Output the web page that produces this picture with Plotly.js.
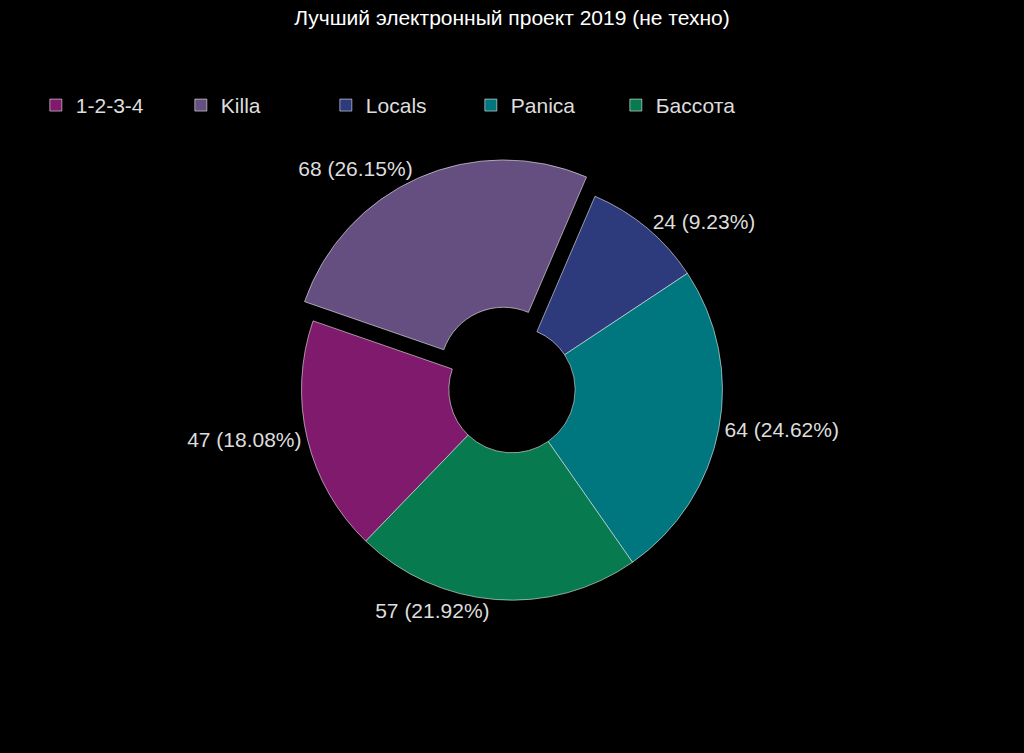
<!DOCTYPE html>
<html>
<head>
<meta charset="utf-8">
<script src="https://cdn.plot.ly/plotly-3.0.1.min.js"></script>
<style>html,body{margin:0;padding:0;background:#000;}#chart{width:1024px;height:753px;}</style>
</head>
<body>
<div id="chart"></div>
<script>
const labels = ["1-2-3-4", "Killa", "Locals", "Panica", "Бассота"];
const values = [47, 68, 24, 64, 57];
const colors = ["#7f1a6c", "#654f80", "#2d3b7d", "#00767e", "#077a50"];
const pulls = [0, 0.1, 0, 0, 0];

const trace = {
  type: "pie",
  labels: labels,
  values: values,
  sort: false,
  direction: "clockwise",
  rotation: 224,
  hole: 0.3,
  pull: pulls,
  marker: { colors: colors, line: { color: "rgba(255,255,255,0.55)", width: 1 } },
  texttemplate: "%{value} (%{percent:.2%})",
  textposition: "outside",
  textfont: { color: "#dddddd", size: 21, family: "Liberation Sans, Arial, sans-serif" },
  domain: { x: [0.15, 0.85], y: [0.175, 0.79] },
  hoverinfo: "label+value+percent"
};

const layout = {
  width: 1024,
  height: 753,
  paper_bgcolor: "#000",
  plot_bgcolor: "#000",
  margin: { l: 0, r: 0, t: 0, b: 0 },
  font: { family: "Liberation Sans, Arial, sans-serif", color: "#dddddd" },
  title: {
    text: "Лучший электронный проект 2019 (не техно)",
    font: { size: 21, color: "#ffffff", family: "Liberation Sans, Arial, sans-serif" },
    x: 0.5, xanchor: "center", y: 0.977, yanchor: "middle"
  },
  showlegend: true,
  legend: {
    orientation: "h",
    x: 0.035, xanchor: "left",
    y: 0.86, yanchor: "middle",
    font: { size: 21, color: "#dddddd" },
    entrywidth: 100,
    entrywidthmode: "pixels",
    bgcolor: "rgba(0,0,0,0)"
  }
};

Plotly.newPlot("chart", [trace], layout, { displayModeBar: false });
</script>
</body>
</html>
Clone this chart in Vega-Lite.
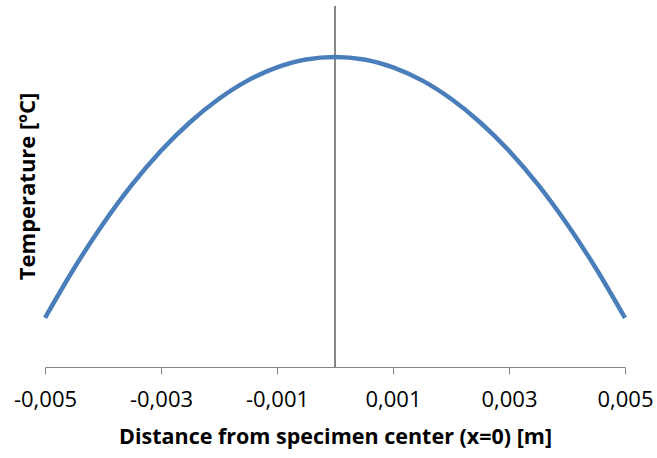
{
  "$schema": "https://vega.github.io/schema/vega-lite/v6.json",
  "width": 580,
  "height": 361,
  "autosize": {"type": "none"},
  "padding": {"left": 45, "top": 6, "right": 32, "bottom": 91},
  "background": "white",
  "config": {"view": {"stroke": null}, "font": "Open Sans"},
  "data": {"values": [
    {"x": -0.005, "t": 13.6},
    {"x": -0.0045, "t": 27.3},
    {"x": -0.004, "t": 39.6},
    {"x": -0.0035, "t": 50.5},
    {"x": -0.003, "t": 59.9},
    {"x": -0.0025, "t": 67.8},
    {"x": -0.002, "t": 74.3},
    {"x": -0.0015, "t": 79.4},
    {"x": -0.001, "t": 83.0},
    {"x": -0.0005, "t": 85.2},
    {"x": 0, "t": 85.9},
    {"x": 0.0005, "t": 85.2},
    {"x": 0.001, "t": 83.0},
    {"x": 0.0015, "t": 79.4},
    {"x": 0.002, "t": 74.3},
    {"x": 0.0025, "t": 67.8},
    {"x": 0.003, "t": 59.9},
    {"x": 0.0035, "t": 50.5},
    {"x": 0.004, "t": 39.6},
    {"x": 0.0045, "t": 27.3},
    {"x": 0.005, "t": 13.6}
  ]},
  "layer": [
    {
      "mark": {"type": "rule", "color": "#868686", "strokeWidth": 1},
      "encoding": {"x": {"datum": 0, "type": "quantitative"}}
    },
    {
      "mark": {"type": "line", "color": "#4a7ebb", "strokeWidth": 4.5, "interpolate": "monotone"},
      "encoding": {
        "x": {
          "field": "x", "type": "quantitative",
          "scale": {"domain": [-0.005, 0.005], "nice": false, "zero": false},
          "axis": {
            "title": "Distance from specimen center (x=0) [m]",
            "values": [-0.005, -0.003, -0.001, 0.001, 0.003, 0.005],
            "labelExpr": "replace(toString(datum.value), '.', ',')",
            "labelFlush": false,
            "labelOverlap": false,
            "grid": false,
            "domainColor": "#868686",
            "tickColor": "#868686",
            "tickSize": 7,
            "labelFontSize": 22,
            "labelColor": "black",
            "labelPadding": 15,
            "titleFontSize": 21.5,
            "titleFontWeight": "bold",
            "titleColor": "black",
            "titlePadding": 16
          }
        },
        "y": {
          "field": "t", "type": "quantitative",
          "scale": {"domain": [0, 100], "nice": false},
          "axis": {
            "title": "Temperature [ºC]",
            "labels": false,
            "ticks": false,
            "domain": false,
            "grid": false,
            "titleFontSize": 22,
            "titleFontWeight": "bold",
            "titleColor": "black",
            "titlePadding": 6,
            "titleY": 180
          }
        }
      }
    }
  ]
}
---
- **The problem**:
Pictures excluded, repeat the records exactly from their opening line through the line containing "const pulls = [0, 0.1, 0, 0, 0];".

- **Output of the task**:
Output the web page that produces this picture with Plotly.js.
<!DOCTYPE html>
<html>
<head>
<meta charset="utf-8">
<script src="https://cdn.plot.ly/plotly-3.0.1.min.js"></script>
<style>html,body{margin:0;padding:0;background:#000;}#chart{width:1024px;height:753px;}</style>
</head>
<body>
<div id="chart"></div>
<script>
const labels = ["1-2-3-4", "Killa", "Locals", "Panica", "Бассота"];
const values = [47, 68, 24, 64, 57];
const colors = ["#7f1a6c", "#654f80", "#2d3b7d", "#00767e", "#077a50"];
const pulls = [0, 0.1, 0, 0, 0];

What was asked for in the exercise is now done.